Provided information start

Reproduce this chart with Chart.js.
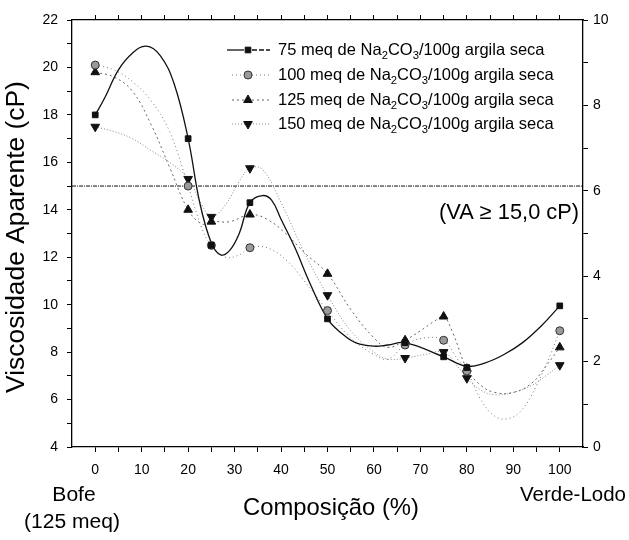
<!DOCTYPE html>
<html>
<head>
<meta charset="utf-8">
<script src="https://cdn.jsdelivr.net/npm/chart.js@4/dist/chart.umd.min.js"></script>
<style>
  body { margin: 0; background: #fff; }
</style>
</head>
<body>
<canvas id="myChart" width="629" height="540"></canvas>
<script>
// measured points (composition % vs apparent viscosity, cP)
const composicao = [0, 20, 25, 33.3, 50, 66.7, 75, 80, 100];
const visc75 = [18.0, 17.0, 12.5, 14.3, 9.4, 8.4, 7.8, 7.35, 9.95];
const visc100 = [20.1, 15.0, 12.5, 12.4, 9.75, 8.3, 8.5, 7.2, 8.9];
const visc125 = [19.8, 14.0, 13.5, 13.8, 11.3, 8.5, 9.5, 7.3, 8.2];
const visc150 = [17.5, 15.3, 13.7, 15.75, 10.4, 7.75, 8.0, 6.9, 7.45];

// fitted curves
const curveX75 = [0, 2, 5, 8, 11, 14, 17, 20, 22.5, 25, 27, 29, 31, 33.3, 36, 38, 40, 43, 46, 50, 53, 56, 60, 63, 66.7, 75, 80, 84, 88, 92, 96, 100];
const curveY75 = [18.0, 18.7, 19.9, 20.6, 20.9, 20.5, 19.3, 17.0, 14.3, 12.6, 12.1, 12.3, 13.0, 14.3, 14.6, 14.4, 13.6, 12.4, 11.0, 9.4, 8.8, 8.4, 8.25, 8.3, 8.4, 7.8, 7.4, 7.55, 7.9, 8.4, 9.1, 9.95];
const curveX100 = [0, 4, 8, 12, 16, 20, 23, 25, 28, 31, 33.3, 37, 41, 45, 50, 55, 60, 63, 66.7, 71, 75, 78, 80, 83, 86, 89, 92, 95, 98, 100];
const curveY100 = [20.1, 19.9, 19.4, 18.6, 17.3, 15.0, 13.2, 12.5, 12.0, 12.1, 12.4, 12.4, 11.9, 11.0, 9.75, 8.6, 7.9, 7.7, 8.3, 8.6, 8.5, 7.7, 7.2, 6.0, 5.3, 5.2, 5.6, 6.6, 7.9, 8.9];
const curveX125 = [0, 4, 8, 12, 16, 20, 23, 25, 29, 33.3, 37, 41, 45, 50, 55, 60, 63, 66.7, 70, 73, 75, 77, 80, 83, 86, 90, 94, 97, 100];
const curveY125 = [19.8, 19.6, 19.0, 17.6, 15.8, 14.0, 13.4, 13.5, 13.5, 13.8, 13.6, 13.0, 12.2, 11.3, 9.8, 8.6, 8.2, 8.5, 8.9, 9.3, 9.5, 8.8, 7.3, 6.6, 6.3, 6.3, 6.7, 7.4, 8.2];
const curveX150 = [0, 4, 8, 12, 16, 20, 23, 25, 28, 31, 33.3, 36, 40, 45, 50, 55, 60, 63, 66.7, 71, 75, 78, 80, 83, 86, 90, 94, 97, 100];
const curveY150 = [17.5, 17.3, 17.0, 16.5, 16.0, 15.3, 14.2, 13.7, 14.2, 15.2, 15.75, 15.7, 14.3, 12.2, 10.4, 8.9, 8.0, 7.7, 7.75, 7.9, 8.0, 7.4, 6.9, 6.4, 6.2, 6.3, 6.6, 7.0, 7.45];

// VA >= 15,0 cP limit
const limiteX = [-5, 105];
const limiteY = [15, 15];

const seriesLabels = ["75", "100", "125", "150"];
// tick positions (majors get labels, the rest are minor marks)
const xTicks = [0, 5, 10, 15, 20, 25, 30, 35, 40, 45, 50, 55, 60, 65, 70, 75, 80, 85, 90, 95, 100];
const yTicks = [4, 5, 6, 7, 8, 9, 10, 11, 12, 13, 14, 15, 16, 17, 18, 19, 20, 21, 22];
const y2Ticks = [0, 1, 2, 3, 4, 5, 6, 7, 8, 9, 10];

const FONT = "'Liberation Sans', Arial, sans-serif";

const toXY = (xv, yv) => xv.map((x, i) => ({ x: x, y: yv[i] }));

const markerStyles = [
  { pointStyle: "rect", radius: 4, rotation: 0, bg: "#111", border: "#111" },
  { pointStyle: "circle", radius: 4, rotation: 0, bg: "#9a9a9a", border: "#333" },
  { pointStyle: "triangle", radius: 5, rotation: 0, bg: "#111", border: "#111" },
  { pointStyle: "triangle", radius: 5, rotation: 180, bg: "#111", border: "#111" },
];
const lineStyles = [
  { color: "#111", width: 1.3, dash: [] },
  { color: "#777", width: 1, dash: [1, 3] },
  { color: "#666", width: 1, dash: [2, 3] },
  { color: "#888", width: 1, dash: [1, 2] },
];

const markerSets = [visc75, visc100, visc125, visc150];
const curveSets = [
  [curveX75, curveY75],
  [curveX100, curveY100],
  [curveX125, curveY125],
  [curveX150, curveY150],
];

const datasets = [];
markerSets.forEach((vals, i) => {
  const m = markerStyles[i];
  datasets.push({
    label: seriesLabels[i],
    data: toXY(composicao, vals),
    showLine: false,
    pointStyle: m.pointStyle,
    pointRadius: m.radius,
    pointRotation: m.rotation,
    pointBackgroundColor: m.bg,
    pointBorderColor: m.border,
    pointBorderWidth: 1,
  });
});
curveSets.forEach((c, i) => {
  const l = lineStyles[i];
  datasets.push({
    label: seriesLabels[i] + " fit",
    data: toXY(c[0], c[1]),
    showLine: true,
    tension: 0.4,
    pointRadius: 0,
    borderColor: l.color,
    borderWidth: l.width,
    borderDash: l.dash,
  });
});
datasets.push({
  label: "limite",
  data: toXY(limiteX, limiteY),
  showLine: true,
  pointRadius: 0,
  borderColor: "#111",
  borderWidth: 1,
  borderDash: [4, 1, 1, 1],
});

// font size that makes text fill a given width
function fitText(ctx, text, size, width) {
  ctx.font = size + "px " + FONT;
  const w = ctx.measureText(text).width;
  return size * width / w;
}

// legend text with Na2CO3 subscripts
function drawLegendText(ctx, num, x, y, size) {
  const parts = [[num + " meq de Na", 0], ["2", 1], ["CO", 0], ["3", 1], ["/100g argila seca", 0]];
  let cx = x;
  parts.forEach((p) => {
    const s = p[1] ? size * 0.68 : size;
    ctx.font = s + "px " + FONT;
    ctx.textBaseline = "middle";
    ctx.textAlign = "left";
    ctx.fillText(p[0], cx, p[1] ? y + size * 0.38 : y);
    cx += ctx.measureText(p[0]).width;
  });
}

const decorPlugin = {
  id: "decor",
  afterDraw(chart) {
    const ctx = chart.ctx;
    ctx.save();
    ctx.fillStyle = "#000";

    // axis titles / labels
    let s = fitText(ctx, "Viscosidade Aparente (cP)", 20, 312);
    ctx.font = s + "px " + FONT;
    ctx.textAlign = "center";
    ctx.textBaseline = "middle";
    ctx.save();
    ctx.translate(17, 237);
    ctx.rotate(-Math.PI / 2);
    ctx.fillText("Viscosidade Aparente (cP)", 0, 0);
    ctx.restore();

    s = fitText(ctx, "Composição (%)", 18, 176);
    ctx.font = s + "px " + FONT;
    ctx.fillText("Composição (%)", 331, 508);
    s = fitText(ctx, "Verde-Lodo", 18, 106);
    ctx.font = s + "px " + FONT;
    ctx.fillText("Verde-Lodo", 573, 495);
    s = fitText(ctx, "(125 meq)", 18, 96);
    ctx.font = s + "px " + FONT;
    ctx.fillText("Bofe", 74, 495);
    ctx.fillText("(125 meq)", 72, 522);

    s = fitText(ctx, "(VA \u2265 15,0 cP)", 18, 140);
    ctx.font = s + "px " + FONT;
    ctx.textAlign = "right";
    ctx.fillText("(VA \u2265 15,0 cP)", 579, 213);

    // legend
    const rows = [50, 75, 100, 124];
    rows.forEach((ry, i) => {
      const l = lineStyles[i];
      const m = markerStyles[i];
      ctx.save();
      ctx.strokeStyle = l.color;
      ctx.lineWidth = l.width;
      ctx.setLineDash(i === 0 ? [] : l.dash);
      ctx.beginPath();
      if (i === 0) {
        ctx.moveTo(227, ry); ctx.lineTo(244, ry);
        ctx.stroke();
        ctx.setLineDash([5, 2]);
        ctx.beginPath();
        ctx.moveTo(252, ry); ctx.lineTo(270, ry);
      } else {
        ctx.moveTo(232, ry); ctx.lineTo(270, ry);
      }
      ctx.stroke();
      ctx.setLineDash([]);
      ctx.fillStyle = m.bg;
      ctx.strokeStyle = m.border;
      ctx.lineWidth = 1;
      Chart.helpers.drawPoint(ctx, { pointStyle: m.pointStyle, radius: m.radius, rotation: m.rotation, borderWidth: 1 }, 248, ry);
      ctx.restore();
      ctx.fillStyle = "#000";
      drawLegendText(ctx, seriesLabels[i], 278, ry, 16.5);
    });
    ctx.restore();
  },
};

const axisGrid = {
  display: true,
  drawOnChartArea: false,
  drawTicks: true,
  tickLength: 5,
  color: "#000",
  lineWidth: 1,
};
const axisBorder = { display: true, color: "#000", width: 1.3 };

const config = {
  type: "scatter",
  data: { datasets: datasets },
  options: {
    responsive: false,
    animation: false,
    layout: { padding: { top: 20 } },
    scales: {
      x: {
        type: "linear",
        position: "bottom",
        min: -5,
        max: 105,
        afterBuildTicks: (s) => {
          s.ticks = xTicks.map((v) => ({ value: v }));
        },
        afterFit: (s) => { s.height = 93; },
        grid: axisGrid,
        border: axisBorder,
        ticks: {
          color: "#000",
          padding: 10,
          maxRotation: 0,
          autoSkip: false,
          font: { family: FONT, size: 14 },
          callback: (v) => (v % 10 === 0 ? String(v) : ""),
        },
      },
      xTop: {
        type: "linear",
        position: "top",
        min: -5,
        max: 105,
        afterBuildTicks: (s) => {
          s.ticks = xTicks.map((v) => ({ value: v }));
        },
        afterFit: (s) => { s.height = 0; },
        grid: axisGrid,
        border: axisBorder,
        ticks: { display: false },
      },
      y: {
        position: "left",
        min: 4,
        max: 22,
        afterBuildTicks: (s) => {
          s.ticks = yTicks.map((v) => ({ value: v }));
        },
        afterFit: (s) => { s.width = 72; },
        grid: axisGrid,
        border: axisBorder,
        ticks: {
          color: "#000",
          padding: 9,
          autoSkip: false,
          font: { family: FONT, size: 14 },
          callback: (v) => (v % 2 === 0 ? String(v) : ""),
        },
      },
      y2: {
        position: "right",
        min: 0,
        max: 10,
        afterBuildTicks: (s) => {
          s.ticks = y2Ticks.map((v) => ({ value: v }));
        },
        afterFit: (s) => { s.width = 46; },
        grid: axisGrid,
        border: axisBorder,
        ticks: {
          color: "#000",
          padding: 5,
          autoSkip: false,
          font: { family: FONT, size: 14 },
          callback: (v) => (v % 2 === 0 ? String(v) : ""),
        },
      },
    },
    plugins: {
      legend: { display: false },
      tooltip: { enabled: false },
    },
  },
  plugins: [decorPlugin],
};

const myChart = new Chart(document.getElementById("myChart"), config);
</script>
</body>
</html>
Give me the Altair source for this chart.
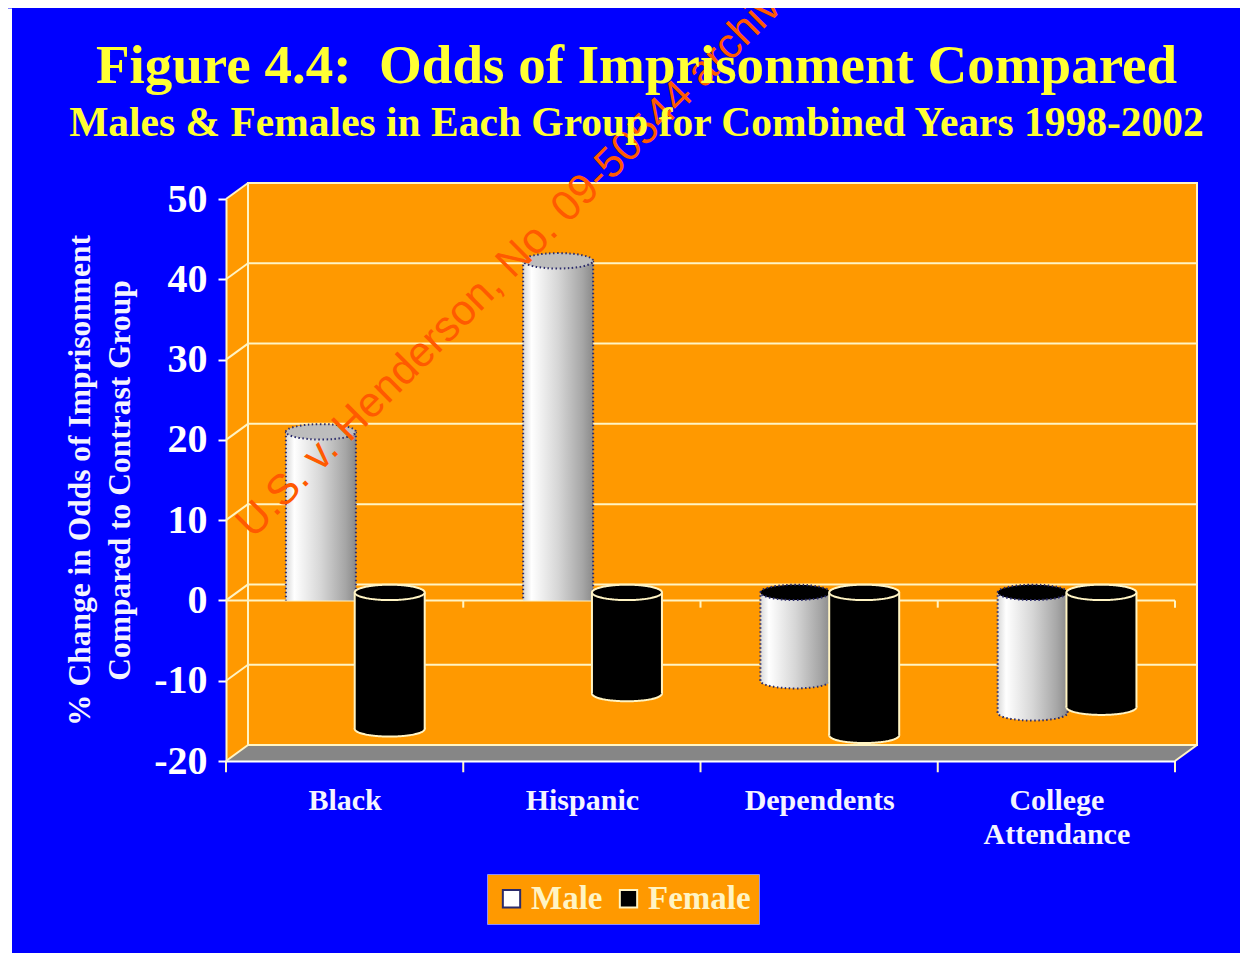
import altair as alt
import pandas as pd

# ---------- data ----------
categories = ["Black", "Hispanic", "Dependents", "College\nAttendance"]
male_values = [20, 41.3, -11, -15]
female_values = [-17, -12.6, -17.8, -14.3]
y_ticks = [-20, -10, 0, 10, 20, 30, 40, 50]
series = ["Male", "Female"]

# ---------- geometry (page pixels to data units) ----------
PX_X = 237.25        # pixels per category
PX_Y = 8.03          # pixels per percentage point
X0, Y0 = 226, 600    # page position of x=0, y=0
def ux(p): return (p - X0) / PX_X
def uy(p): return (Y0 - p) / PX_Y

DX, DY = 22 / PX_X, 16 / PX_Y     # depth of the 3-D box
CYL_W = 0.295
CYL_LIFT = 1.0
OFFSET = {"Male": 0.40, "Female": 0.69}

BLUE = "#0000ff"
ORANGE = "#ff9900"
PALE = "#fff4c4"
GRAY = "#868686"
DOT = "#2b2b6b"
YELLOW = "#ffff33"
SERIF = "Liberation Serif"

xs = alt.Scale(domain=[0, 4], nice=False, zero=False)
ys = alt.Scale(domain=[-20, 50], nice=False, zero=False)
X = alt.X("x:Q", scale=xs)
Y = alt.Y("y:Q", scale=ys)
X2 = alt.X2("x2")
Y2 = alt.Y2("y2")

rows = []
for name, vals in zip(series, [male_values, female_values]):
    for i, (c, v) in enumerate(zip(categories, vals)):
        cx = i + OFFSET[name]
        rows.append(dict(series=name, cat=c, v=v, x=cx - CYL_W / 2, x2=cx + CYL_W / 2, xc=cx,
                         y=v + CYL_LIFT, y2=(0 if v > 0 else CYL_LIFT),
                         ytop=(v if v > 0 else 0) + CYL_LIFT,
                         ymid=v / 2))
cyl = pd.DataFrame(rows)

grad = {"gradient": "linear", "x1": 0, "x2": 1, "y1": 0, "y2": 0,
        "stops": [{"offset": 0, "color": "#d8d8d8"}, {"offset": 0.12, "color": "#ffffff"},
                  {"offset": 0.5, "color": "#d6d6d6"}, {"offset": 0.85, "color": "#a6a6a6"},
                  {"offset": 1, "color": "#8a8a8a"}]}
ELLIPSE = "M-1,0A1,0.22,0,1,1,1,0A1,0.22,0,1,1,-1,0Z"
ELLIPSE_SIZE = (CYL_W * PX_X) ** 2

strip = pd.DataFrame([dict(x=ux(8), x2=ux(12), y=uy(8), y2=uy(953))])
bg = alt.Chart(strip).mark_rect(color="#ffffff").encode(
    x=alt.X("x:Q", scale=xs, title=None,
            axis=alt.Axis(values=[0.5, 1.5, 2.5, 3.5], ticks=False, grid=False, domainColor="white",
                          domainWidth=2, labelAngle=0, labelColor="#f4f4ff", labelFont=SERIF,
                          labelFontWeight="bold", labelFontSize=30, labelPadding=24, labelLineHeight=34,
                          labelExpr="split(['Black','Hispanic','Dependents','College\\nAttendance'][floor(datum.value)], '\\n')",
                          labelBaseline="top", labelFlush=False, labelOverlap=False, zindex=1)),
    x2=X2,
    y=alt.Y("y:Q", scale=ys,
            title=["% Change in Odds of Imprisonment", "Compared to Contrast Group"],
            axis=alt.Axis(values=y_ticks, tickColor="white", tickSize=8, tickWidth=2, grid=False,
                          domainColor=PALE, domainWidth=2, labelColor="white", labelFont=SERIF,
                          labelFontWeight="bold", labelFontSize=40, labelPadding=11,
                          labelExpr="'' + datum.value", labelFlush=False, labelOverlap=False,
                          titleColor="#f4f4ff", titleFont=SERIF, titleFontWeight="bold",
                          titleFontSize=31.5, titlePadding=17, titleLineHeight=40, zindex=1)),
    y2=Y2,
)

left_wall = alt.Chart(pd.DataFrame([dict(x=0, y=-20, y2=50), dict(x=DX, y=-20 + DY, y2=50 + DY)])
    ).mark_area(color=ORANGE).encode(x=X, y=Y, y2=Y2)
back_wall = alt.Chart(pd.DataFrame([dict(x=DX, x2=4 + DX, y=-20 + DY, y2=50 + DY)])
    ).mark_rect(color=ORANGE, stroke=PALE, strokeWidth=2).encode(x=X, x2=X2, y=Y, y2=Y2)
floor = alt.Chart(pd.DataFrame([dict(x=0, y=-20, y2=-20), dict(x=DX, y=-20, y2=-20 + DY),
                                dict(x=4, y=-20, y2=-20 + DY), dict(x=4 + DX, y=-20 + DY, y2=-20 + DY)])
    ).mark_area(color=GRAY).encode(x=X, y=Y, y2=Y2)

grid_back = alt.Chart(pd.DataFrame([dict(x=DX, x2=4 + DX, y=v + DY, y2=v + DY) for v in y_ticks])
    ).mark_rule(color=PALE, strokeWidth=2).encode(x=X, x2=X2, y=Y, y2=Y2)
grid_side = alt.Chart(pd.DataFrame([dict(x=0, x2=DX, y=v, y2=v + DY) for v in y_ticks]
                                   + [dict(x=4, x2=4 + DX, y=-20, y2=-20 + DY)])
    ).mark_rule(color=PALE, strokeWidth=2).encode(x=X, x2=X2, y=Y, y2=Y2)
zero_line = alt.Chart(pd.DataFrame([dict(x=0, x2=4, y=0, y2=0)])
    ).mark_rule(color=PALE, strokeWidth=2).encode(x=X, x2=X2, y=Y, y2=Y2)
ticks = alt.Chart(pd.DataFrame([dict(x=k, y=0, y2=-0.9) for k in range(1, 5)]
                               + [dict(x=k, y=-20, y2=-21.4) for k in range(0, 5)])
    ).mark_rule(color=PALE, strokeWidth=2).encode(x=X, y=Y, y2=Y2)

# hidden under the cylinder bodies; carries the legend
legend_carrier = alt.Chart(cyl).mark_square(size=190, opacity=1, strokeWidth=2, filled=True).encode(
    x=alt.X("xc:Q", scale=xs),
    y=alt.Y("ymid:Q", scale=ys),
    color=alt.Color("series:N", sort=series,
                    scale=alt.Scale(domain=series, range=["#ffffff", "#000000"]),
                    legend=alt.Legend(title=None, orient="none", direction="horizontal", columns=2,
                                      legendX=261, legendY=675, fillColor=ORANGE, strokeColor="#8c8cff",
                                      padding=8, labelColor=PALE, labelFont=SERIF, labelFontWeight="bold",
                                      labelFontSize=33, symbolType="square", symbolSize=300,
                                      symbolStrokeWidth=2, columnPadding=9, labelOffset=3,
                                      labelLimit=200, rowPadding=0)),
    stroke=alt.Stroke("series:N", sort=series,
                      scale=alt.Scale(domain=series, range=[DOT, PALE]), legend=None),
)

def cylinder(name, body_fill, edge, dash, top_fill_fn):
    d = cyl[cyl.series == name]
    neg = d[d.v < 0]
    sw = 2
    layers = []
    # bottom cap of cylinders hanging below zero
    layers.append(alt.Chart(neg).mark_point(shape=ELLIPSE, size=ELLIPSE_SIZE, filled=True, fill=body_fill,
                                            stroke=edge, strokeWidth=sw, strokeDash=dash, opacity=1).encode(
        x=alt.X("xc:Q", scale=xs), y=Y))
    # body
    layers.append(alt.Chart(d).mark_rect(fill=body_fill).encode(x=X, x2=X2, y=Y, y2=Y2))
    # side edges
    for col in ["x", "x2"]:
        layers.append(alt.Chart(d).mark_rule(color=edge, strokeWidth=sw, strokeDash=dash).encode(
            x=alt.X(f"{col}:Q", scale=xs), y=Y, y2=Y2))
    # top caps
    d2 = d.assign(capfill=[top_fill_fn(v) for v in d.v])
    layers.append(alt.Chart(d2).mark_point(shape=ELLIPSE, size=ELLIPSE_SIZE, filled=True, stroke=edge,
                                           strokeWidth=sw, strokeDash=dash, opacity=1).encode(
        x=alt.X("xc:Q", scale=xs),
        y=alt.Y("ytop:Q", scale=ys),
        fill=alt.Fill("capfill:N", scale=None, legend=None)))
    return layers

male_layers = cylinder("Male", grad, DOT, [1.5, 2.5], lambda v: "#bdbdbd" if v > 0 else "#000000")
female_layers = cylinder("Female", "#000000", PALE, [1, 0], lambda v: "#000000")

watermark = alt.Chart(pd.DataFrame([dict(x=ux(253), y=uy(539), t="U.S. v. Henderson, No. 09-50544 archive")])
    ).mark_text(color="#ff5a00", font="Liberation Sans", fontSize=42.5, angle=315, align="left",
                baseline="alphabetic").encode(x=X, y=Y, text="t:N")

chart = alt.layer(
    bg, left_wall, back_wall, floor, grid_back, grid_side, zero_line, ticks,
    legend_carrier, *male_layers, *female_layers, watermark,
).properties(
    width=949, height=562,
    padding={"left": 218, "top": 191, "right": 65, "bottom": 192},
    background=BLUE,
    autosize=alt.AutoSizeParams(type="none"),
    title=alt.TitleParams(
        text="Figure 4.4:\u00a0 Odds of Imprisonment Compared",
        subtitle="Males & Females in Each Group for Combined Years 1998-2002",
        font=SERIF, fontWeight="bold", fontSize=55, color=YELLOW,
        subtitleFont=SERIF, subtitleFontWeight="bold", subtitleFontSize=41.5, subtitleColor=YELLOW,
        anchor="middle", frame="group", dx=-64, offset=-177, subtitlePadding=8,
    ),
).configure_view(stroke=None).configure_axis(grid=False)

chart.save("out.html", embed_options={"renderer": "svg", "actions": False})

Provided information end

Of the lines above, quote exactly those from the one with "Give me the Altair source for this chart." through the one with "cyl = pd.DataFrame(rows)", ends included; pictures stay out.

• Written answer
Give me the Altair source for this chart.
import altair as alt
import pandas as pd

# ---------- data ----------
categories = ["Black", "Hispanic", "Dependents", "College\nAttendance"]
male_values = [20, 41.3, -11, -15]
female_values = [-17, -12.6, -17.8, -14.3]
y_ticks = [-20, -10, 0, 10, 20, 30, 40, 50]
series = ["Male", "Female"]

# ---------- geometry (page pixels to data units) ----------
PX_X = 237.25        # pixels per category
PX_Y = 8.03          # pixels per percentage point
X0, Y0 = 226, 600    # page position of x=0, y=0
def ux(p): return (p - X0) / PX_X
def uy(p): return (Y0 - p) / PX_Y

DX, DY = 22 / PX_X, 16 / PX_Y     # depth of the 3-D box
CYL_W = 0.295
CYL_LIFT = 1.0
OFFSET = {"Male": 0.40, "Female": 0.69}

BLUE = "#0000ff"
ORANGE = "#ff9900"
PALE = "#fff4c4"
GRAY = "#868686"
DOT = "#2b2b6b"
YELLOW = "#ffff33"
SERIF = "Liberation Serif"

xs = alt.Scale(domain=[0, 4], nice=False, zero=False)
ys = alt.Scale(domain=[-20, 50], nice=False, zero=False)
X = alt.X("x:Q", scale=xs)
Y = alt.Y("y:Q", scale=ys)
X2 = alt.X2("x2")
Y2 = alt.Y2("y2")

rows = []
for name, vals in zip(series, [male_values, female_values]):
    for i, (c, v) in enumerate(zip(categories, vals)):
        cx = i + OFFSET[name]
        rows.append(dict(series=name, cat=c, v=v, x=cx - CYL_W / 2, x2=cx + CYL_W / 2, xc=cx,
                         y=v + CYL_LIFT, y2=(0 if v > 0 else CYL_LIFT),
                         ytop=(v if v > 0 else 0) + CYL_LIFT,
                         ymid=v / 2))
cyl = pd.DataFrame(rows)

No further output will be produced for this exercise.